Why does any of this surprise you?

The man cheats at Golf.

Donald Trump’s origin story suffers another severe blow
By Aaron Blake, Washington Post
July 8, 2019

The Washington Post’s Michael Kranish reported that Trump’s admission to the University of Pennsylvania’s Wharton School of Finance — one of Trump’s go-to brags to play up his credentials — was hardly the feat he has claimed. In fact, Trump leaned on his older brother’s friendship with an admissions officer to get into the school. And even then, he was clearing a much lower bar than exists for acceptance to the prestigious school today.

Trump has said he went to “the hardest school to get into, the best school in the world,” calling it “super genius stuff.” Nolan counters that “it was not very difficult” to get into Wharton in 1966 and added of his interview with Trump: “I certainly was not struck by any sense that I’m sitting before a genius. Certainly not a super genius.”

It’s hardly a surprise that Trump’s academic record isn’t as stellar as he has made it out to be. We have already seen reporting establish that he wasn’t nearly as successful at Wharton as he has occasionally suggested or led reporters to believe.

But this new report feeds into a fast-emerging trend when it comes to President Trump’s telling of his biography. While he often plays up the singularity of his intellect and achievements, reporting shows he routinely relied on family or other connections at key junctures and has inflated the early successes that resulted.

The most direct parallel seems to be Trump’s medical deferment from the Vietnam War. After getting four educational deferments, he got a fifth thanks to a diagnosis of bone spurs. The New York Times reported last year that the children of the doctor who provided that diagnosis told them it was done as a favor to Trump’s father, Fred Trump Sr. — the successful real estate businessman who also accompanied his son to the Penn interview. (The elder Trump was the podiatrist’s landlord.)

The new report by Kranish also recalls perhaps the biggest revelation undercutting Trump’s self-published origin story: how he became wealthy in the first place. While Trump has claimed he got only a $1 million loan to start out with, the Times detailed how the younger Trump “received at least $413 million in today’s dollars from his father’s real estate empire, much of it through tax dodges in the 1990s.” The paper said these tax dodges included “instances of outright fraud.”

And when it comes to Trump’s education, he has apparently gone to great lengths to obscure the record and seems to have tapped powerful connections in the process, as The Post’s Marc Fisher detailed in March. The New York Military Academy, which Trump attended before college, moved its Trump files to a more secure location amid pressure from wealthy Trump allies. Around the same time that was revealed, former Trump attorney Michael Cohen, who flipped on Trump and pleaded guilty to several crimes, released a 2015 letter he wrote threatening Fordham University with legal action if Trump’s records were released.

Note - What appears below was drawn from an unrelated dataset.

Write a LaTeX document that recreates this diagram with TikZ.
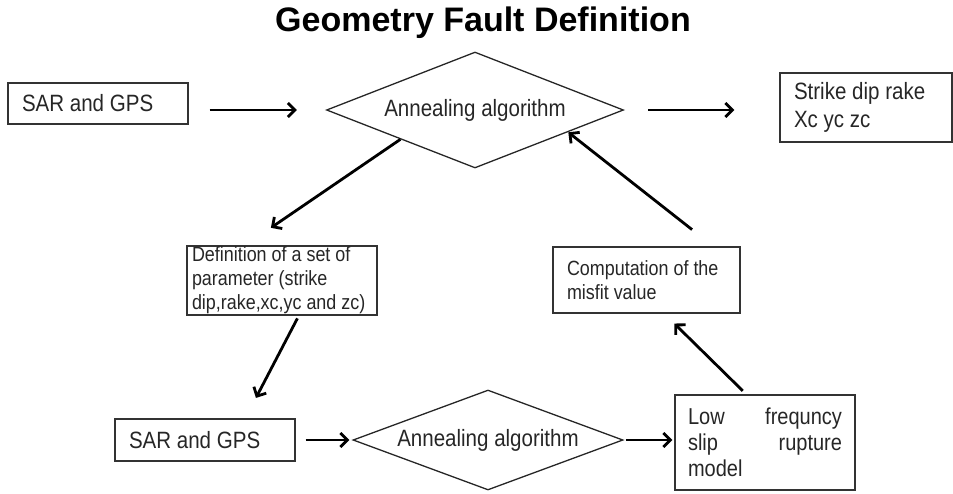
\documentclass[tikz,border=0pt]{standalone}
\usepackage{fontspec}
\setmainfont{Liberation Sans}[FakeStretch=0.87]
\newfontfamily\titlefont{Liberation Sans}
\usetikzlibrary{shapes.geometric,arrows.meta}
\newcommand\mainsize{\fontsize{23.6}{28}\selectfont}
\newcommand\notesize{\fontsize{20.6}{24}\selectfont}
\begin{document}
\begin{tikzpicture}[x=1pt,y=-1pt,
    box/.style={draw=black!80,line width=1.4pt,inner ysep=0pt,align=flush left,text=black!85},
    decision/.style={diamond,aspect=2.5,draw=black!85,line width=1.3pt,inner sep=0pt,
      text=black!85,font=\mainsize},
    flow/.style={line width=2.8pt,-{Straight Barb[length=7pt,width=14pt]}}]
  \useasboundingbox (0,0) rectangle (953,493);
  \node[font=\titlefont\fontsize{34}{40}\selectfont\bfseries] (title) at (483,23) {Geometry Fault Definition};
  \node[box,font=\mainsize,text width=152pt,inner xsep=14pt,minimum height=41pt] (sar) at (98,103.5) {SAR and GPS};
  \node[decision,minimum width=297pt,minimum height=116pt] (anneal) at (475,110) {Annealing algorithm};
  \node[box,font=\mainsize,text width=144pt,inner xsep=14pt,minimum height=69pt] (strike) at (866,107.5) {Strike dip rake\\Xc yc zc};
  \node[box,font=\notesize,text width=180pt,inner xsep=5pt,minimum height=69pt] (def) at (282,280.5) {Definition of a set of\\parameter (strike\\dip,rake,xc,yc and zc)};
  \node[box,font=\notesize,text width=159pt,inner xsep=14pt,minimum height=66pt] (comp) at (646.5,280) {Computation of the\\misfit value};
  \node[box,font=\mainsize,text width=152pt,inner xsep=14pt,minimum height=42pt] (sar2) at (205,440) {SAR and GPS};
  \node[decision,minimum width=270pt,minimum height=100pt] (decide) at (488,440) {Annealing algorithm};
  \node[box,font=\fontsize{23}{26}\selectfont,text width=154pt,inner xsep=13pt,minimum height=95pt,align=justify] (low) at (765,442.5) {Low frequncy\linebreak slip rupture\linebreak model};
  \begin{scope}[flow]
    \draw[shorten <=21pt,shorten >=29pt] (sar.east |- anneal.west) to (anneal.west);
    \draw[shorten <=24pt,shorten >=45pt] (anneal.east) to (strike.west |- anneal.east);
    \draw[shorten >=31pt] (anneal.south west) to ([xshift=59pt]def.north west);
    \draw[shorten <=3pt,shorten >=23pt] ([xshift=112.5pt]def.south west) to ([xshift=131pt]sar2.north west);
    \draw[shorten <=10pt,shorten >=3pt] (sar2.east) to (decide.west);
    \draw[shorten <=2pt,shorten >=2pt] (decide.east) to (low.west |- decide.east);
    \draw[shorten <=5pt,shorten >=14pt] ([xshift=72pt]low.north west) to ([xshift=112pt]comp.south west);
    \draw[shorten <=27pt] ([xshift=161pt]comp.north west) to ([xshift=18.75pt,yshift=7pt]anneal.south east);
  \end{scope}
\end{tikzpicture}
\end{document}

The combined picture is one of a president who may not have been able to attend Penn or assemble anywhere close to such a fortune without familial connections. Without those, he also may have instead been serving in Vietnam around this same time.

That’s hardly the story of a self-made, brilliant budding real estate tycoon. It’s a story that apparently could have gone much differently if its protagonist were not born a Trump.

People make a big deal about the “hidden mysteries of Masonry.” There’s really not much that is “secret”. I’d be happy to tell you anything I know that you want to (and I was Master of my Lodge so I was supposed to know everything) except the Grips and Words.

Now the words are nonsense, gibberish, and the Grips are silly.

But the point to a Mason is this- If you can’t be trusted to keep a few random syllables and a stupid pre-Dapping handshake variation in confidence…

Well, what exactly can you be trusted with?

Just so with Golf. A good walk spoiled is probably the most charitable definition, none of the people I play with take it seriously at all, even the scratch Golfers who simply ignore the rest of us. We score using the Murray Method- Fairway, Into the Trap, Into the Trap, Over the Green, 3 Putts… That’s a 5 (What? Eight is not 5? You need some more time in Room 101 to think about it.).

I hope the metaphor is clear. Unindicted Co-conspirator Bottomless Pinocchio lies about everything, big or small, important or not.